▸ Task goal
Where a line holds the string "drawn", return that line.

▸ Dataset extract
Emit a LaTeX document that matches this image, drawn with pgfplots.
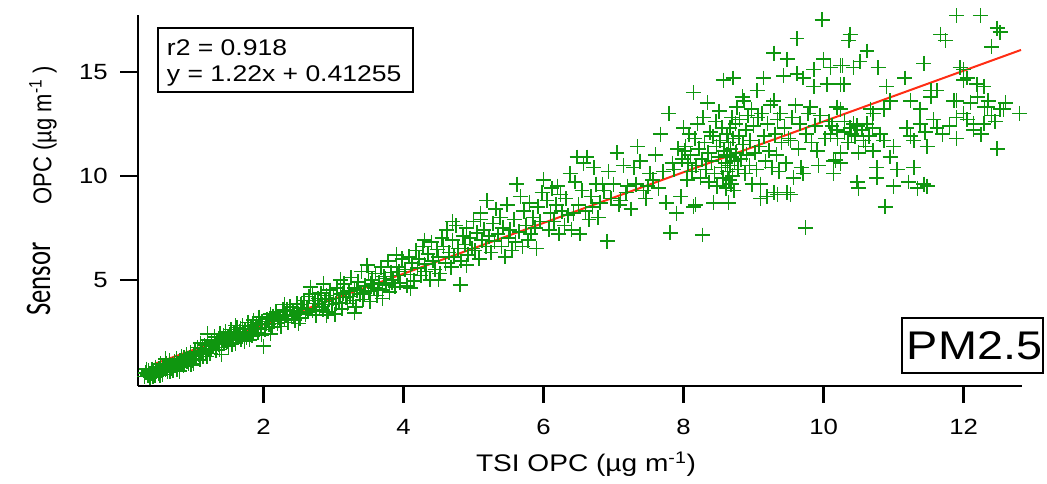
\documentclass[border=0pt]{standalone}
\usepackage{fontspec}
\setmainfont{Liberation Sans}[FakeStretch=1.17]
\newfontfamily\plainarial{Liberation Sans}
\newfontfamily\carlito{Carlito}
\usepackage{graphicx}
\usepackage{pgfplots}
\pgfplotsset{compat=1.18}
\usepackage{pgfplotstable}
\definecolor{mkgreen}{RGB}{15,150,15}
\definecolor{fitred}{RGB}{255,45,20}
\pgfplotstableread{
x y
0.30 0.35
0.32 0.52
0.35 0.41
0.36 0.62
0.38 0.30
0.40 0.48
0.41 0.70
0.43 0.55
0.45 0.38
0.46 0.80
0.48 0.62
0.50 0.50
0.51 0.75
0.53 0.95
0.55 0.62
0.56 0.45
0.58 0.80
0.60 0.70
0.61 0.98
0.63 0.58
0.65 0.85
0.66 1.10
0.68 0.72
0.70 0.92
0.71 0.65
0.73 1.05
0.75 0.85
0.76 1.20
0.78 0.95
0.80 0.78
0.81 1.10
0.83 1.30
0.85 1.00
0.86 0.85
0.88 1.18
0.90 1.40
0.91 1.05
0.93 0.95
0.95 1.25
0.96 1.50
0.98 1.12
1.00 1.35
1.00 0.98
0.33 0.70
0.37 0.45
0.42 0.35
0.47 0.60
0.52 0.40
0.57 0.68
0.62 0.80
0.67 0.60
0.72 0.88
0.77 0.70
0.82 0.95
0.87 1.25
0.92 1.15
0.97 0.90
0.60 1.20
0.80 0.60
1.02 1.55
1.04 1.20
1.06 1.75
1.08 1.40
1.10 1.95
1.12 1.60
1.14 1.30
1.16 1.85
1.18 1.55
1.20 2.10
1.22 1.70
1.24 1.45
1.26 2.00
1.28 1.80
1.30 2.25
1.32 1.60
1.34 2.05
1.36 1.90
1.38 2.40
1.40 1.75
1.42 2.15
1.44 1.95
1.46 2.50
1.48 2.05
1.50 1.80
1.52 2.30
1.54 2.60
1.56 2.10
1.58 2.40
1.60 1.95
1.62 2.70
1.64 2.25
1.66 2.50
1.68 2.10
1.70 2.80
1.72 2.35
1.74 2.60
1.76 2.20
1.78 2.95
1.80 2.50
1.82 2.75
1.84 2.30
1.86 3.05
1.88 2.60
1.90 2.85
1.92 2.45
1.94 3.20
1.96 2.70
1.98 3.00
2.00 1.80
1.03 1.45
1.09 1.15
1.13 1.70
1.19 1.30
1.25 1.65
1.31 1.95
1.37 1.65
1.43 2.30
1.49 2.20
1.55 1.90
1.61 2.20
1.67 2.65
1.73 2.05
1.79 2.40
1.85 2.80
1.91 2.65
1.97 2.35
1.20 2.40
1.40 1.40
1.60 2.80
1.80 2.10
2.02 2.60
2.05 3.10
2.08 2.85
2.10 3.35
2.12 2.70
2.15 3.00
2.18 3.45
2.20 2.90
2.22 3.20
2.25 2.75
2.28 3.55
2.30 3.10
2.32 3.30
2.35 2.95
2.38 3.70
2.40 3.25
2.42 3.50
2.45 3.05
2.48 3.85
2.50 3.40
2.52 3.15
2.55 3.65
2.58 4.00
2.60 3.35
2.62 3.60
2.65 4.20
2.67 4.64
2.70 3.50
2.72 3.85
2.75 3.30
2.78 4.10
2.80 3.70
2.82 4.35
2.85 3.55
2.86 4.80
2.88 3.95
2.90 4.25
2.92 3.45
2.95 4.50
2.98 3.80
3.00 4.10
3.02 3.35
3.05 4.60
3.08 3.90
3.10 4.30
3.12 3.60
3.15 4.80
3.18 4.15
3.20 3.85
3.22 4.45
3.25 5.10
3.28 4.00
3.30 4.60
3.32 3.70
3.35 4.90
3.38 4.30
3.40 5.40
3.42 4.05
3.45 4.70
3.48 5.70
3.50 4.45
3.52 3.95
3.55 5.00
3.58 4.60
3.60 5.30
3.62 4.25
3.65 4.85
3.68 5.60
3.70 4.50
3.72 5.15
3.75 4.75
3.78 5.90
3.80 4.40
3.82 5.35
3.85 5.00
3.88 4.65
3.90 5.60
3.92 5.20
3.95 4.85
3.98 6.00
2.04 2.90
2.14 3.25
2.24 3.05
2.34 3.55
2.44 3.30
2.54 3.80
2.64 3.45
2.74 4.00
2.84 3.80
2.94 4.05
3.04 3.85
3.14 4.35
3.24 4.20
3.34 4.50
3.44 4.35
3.54 4.80
3.64 4.55
3.74 5.05
3.84 4.85
3.94 5.40
2.10 2.40
2.30 3.80
2.50 2.90
2.70 4.30
2.90 3.30
3.10 5.00
3.30 3.40
3.50 5.40
3.70 4.10
3.90 6.20
4.10 4.60
4.30 6.90
4.50 5.00
4.70 7.80
4.90 5.70
5.10 7.90
4.02 5.50
4.05 4.70
4.08 6.10
4.10 5.25
4.12 5.80
4.15 4.95
4.18 6.40
4.20 5.55
4.22 6.00
4.25 5.20
4.28 6.60
4.30 5.75
4.32 5.40
4.35 6.25
4.38 5.00
4.40 6.80
4.42 5.90
4.45 5.50
4.48 6.45
4.50 6.10
4.52 5.30
4.55 7.00
4.57 6.60
4.60 5.80
4.62 7.40
4.65 6.30
4.68 5.60
4.70 6.90
4.72 6.10
4.75 7.60
4.78 6.50
4.81 4.75
4.82 5.90
4.85 7.10
4.88 6.70
4.90 7.50
4.92 6.20
4.95 7.00
4.98 6.50
5.00 7.80
5.02 6.40
5.05 7.25
5.08 6.00
5.10 8.20
5.12 6.90
5.15 7.40
5.18 6.60
5.19 8.80
5.22 7.10
5.25 6.30
5.28 7.70
5.30 6.85
5.32 8.40
5.35 7.20
5.38 8.00
5.40 6.60
5.42 7.50
5.45 6.10
5.48 8.60
5.50 7.00
5.52 7.40
5.55 6.40
5.58 7.90
5.60 6.80
5.62 9.60
5.65 7.30
5.67 9.00
5.70 6.60
5.72 8.30
5.75 7.60
5.78 6.90
5.80 8.70
5.82 7.20
5.85 8.00
5.88 7.50
5.90 6.50
5.92 8.50
5.95 7.80
5.98 9.20
6.00 9.80
6.05 8.80
6.08 7.40
6.10 8.20
6.12 9.40
6.15 7.80
6.18 8.60
6.20 9.50
6.22 7.20
6.24 9.10
6.26 8.30
6.30 7.60
6.32 8.90
6.35 8.10
6.38 10.10
6.40 7.40
6.43 8.20
6.45 9.70
6.48 10.90
6.50 8.60
6.52 7.20
6.55 9.30
6.57 10.60
6.60 8.30
6.62 10.90
6.65 7.90
6.68 9.00
6.70 8.50
6.72 10.40
6.75 9.60
6.78 8.00
6.81 8.70
6.84 9.60
6.86 9.30
6.91 6.85
6.93 10.20
6.96 8.90
7.00 9.60
7.05 11.10
7.08 8.60
7.10 8.80
7.14 10.50
7.18 9.20
7.20 9.50
7.25 8.40
7.29 10.40
7.32 9.60
7.34 11.40
7.38 10.70
7.43 9.30
7.46 8.90
7.49 9.50
7.52 10.10
7.56 9.80
7.60 11.00
7.64 9.40
7.67 12.00
7.71 10.20
7.75 8.70
7.79 13.00
7.81 7.25
7.84 10.60
7.86 10.30
7.90 8.20
7.92 11.30
7.96 9.00
7.98 10.80
8.00 12.30
8.02 11.20
8.03 11.40
8.05 9.80
8.06 10.60
8.08 12.00
8.10 11.00
8.12 10.20
8.14 14.00
8.14 8.50
8.16 11.80
8.17 8.60
8.18 10.50
8.20 12.50
8.22 11.30
8.24 9.90
8.26 10.80
8.27 7.15
8.28 12.80
8.30 11.60
8.32 10.30
8.34 13.50
8.35 11.10
8.36 9.70
8.38 12.10
8.40 10.70
8.42 11.90
8.43 8.70
8.44 10.10
8.46 12.60
8.47 11.40
8.48 9.50
8.50 10.90
8.51 13.10
8.52 11.70
8.54 10.40
8.55 12.30
8.56 9.90
8.57 14.60
8.58 11.20
8.60 10.60
8.61 9.40
8.62 12.00
8.62 11.00
8.63 10.20
8.64 8.70
8.64 11.60
8.65 9.80
8.66 12.30
8.66 10.50
8.67 11.30
8.68 9.60
8.68 10.90
8.69 12.80
8.70 10.00
8.71 14.70
8.71 11.80
8.72 9.30
8.73 10.70
8.74 12.50
8.75 11.10
8.76 13.30
8.78 10.30
8.79 11.90
8.80 12.70
8.82 10.80
8.84 13.80
8.85 11.50
8.86 13.60
8.88 10.10
8.89 12.20
8.90 11.00
8.92 12.90
8.94 10.50
8.95 11.70
8.97 13.20
8.98 9.60
9.00 12.40
9.02 11.10
9.04 10.30
9.05 14.10
9.06 12.80
9.08 11.40
9.10 9.60
9.10 8.90
9.12 13.00
9.14 14.70
9.15 11.90
9.17 10.70
9.19 9.00
9.20 12.50
9.22 11.20
9.24 13.40
9.26 10.40
9.29 13.60
9.29 15.90
9.29 9.20
9.31 12.00
9.33 11.00
9.34 12.70
9.34 9.10
9.36 10.20
9.38 13.00
9.40 11.60
9.43 14.80
9.44 12.30
9.46 10.60
9.48 15.60
9.48 9.20
9.50 11.80
9.53 11.70
9.53 9.10
9.55 12.80
9.57 9.90
9.60 13.40
9.62 14.90
9.62 16.60
9.64 11.30
9.66 12.50
9.68 10.40
9.71 10.10
9.71 14.70
9.74 7.50
9.75 12.00
9.78 13.00
9.81 13.30
9.83 11.60
9.86 14.30
9.86 15.10
9.88 12.40
9.91 11.20
9.93 10.50
9.95 12.90
9.98 17.50
10.00 15.60
10.02 11.80
10.05 14.40
10.08 12.60
10.10 15.20
10.10 12.00
10.14 10.70
10.14 10.10
10.17 10.75
10.19 13.30
10.19 12.20
10.24 15.30
10.24 14.40
10.24 13.20
10.24 11.10
10.24 10.60
10.27 15.30
10.29 14.40
10.36 16.50
10.38 16.80
10.38 12.30
10.43 15.20
10.43 12.50
10.48 12.40
10.48 9.70
10.50 9.40
10.52 15.50
10.57 11.70
10.62 16.00
10.62 12.50
10.67 13.20
10.71 13.00
10.71 11.20
10.76 10.40
10.76 9.90
10.78 15.20
10.81 12.00
10.86 13.20
10.86 11.70
10.88 8.50
10.90 14.30
10.95 13.60
10.95 10.90
11.00 11.40
11.00 9.50
11.05 10.30
11.16 14.70
11.19 12.30
11.21 9.70
11.24 13.60
11.24 11.90
11.29 11.70
11.29 10.40
11.34 9.40
11.38 13.20
11.38 12.50
11.43 15.40
11.43 9.60
11.48 11.40
11.48 9.50
11.53 14.10
11.53 13.80
11.57 12.70
11.62 12.30
11.62 14.10
11.67 16.80
11.74 16.50
11.86 13.60
11.90 17.70
11.90 13.60
11.90 12.80
11.90 11.80
11.95 15.20
12.00 15.10
12.00 14.60
12.05 14.70
12.10 13.50
12.14 12.50
12.14 12.20
12.19 14.40
12.24 17.70
12.29 14.30
12.29 12.50
12.30 13.30
12.34 13.30
12.40 16.20
12.48 17.10
12.48 11.30
12.52 16.90
12.52 13.20
12.57 13.20
12.80 13.00
12.00 13.00
12.20 13.80
12.40 12.90
12.05 12.70
12.35 13.60
12.45 12.60
12.25 12.00
12.60 13.50
10.12 12.40
10.20 11.80
10.30 12.10
10.35 11.60
10.45 11.90
10.55 12.20
10.60 11.40
10.30 12.60
10.40 12.00
10.50 11.10
10.65 11.90
10.70 12.30
11.45 12.10
11.70 12.00
11.80 12.40
}\ptsdata
\begin{document}
\begin{tikzpicture}
\useasboundingbox (0,0) rectangle (785.25pt,363pt);
\begin{axis}[
  at={(103.3pt,73.5pt)}, anchor=south west,
  scale only axis, width=663pt, height=278.25pt,
  xmin=0.205, xmax=12.83, ymin=-0.11, ymax=17.73,
  axis x line*=bottom, axis y line*=left,
  axis line style={line width=1.4pt, black, -},
  xtick={2,4,6,8,10,12}, ytick={5,10,15},
  yticklabels={,,},
  major tick length=0pt,
  minor tick num=0,
  tick label style={font=\fontsize{16.5}{19}\selectfont},
  xticklabel style={anchor=north, inner sep=0pt, yshift=-24.75pt},
  /pgf/number format/assume math mode=true,
  clip=false,
]
\addplot[only marks, mark=+, mark size=5.6pt, mark options={draw=mkgreen, line width=1.2pt}] table {\ptsdata};
\addplot[fitred, line width=1.5pt, no marks] coordinates {(0.41,0.91) (12.82,16.05)};
\end{axis}
% tick marks, drawn outward from the axis lines
\draw[line width=1.7pt, line cap=butt] (197.56pt,73.5pt) -- (197.56pt,60.5pt);
\draw[line width=1.7pt, line cap=butt] (302.59pt,73.5pt) -- (302.59pt,60.5pt);
\draw[line width=1.7pt, line cap=butt] (407.62pt,73.5pt) -- (407.62pt,60.5pt);
\draw[line width=1.7pt, line cap=butt] (512.65pt,73.5pt) -- (512.65pt,60.5pt);
\draw[line width=1.7pt, line cap=butt] (617.68pt,73.5pt) -- (617.68pt,60.5pt);
\draw[line width=1.7pt, line cap=butt] (722.71pt,73.5pt) -- (722.71pt,60.5pt);
\draw[line width=1.7pt, line cap=butt] (103.3pt,153.2pt) -- (90pt,153.2pt);
\draw[line width=1.7pt, line cap=butt] (103.3pt,231.18pt) -- (90pt,231.18pt);
\draw[line width=1.7pt, line cap=butt] (103.3pt,309.17pt) -- (90pt,309.17pt);
% y tick labels
\node[anchor=east, inner sep=0pt, font=\fontsize{16.5}{19}\selectfont] at (81pt,153.2pt) {5};
\node[anchor=east, inner sep=0pt, font=\fontsize{16.5}{19}\selectfont] at (81pt,231.18pt) {10};
\node[anchor=east, inner sep=0pt, font=\fontsize{16.5}{19}\selectfont] at (81pt,309.17pt) {15};
% equation box
\draw[line width=1.5pt] (118.5pt,294pt) rectangle (309.75pt,342pt);
\node[anchor=base west, inner sep=0pt, font=\fontsize{17}{20}\selectfont] at (125pt,321pt) {r2 = 0.918};
\node[anchor=base west, inner sep=0pt, font=\fontsize{17}{20}\selectfont] at (125pt,301.7pt) {y = 1.22x + 0.41255};
% PM2.5 box
\draw[line width=1.2pt, fill=white] (676.3pt,83.25pt) rectangle (782.25pt,124.5pt);
\node[anchor=base west, inner sep=0pt, font=\fontsize{30}{34}\selectfont] at (680pt,93pt) {PM2.5};
% x label
\node[anchor=base, inner sep=0pt, font=\fontsize{18}{21}\selectfont] at (439.5pt,9pt) {TSI OPC (µg m\textsuperscript{-1})};
% y label
\node[rotate=90, anchor=base, inner sep=0pt] at (37.5pt,153.75pt) {\scalebox{1}[1.35]{\carlito\fontsize{20}{24}\selectfont Sensor}};
\node[rotate=90, anchor=base, inner sep=0pt] at (38.5pt,261.75pt) {\scalebox{1}[1.17]{\plainarial\fontsize{16.5}{20}\selectfont OPC (µg m\textsuperscript{-1} )}};
\end{tikzpicture}
\end{document}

▸ Finished task
Emit a LaTeX document that matches this image, drawn with pgfplots.
% tick marks, drawn outward from the axis lines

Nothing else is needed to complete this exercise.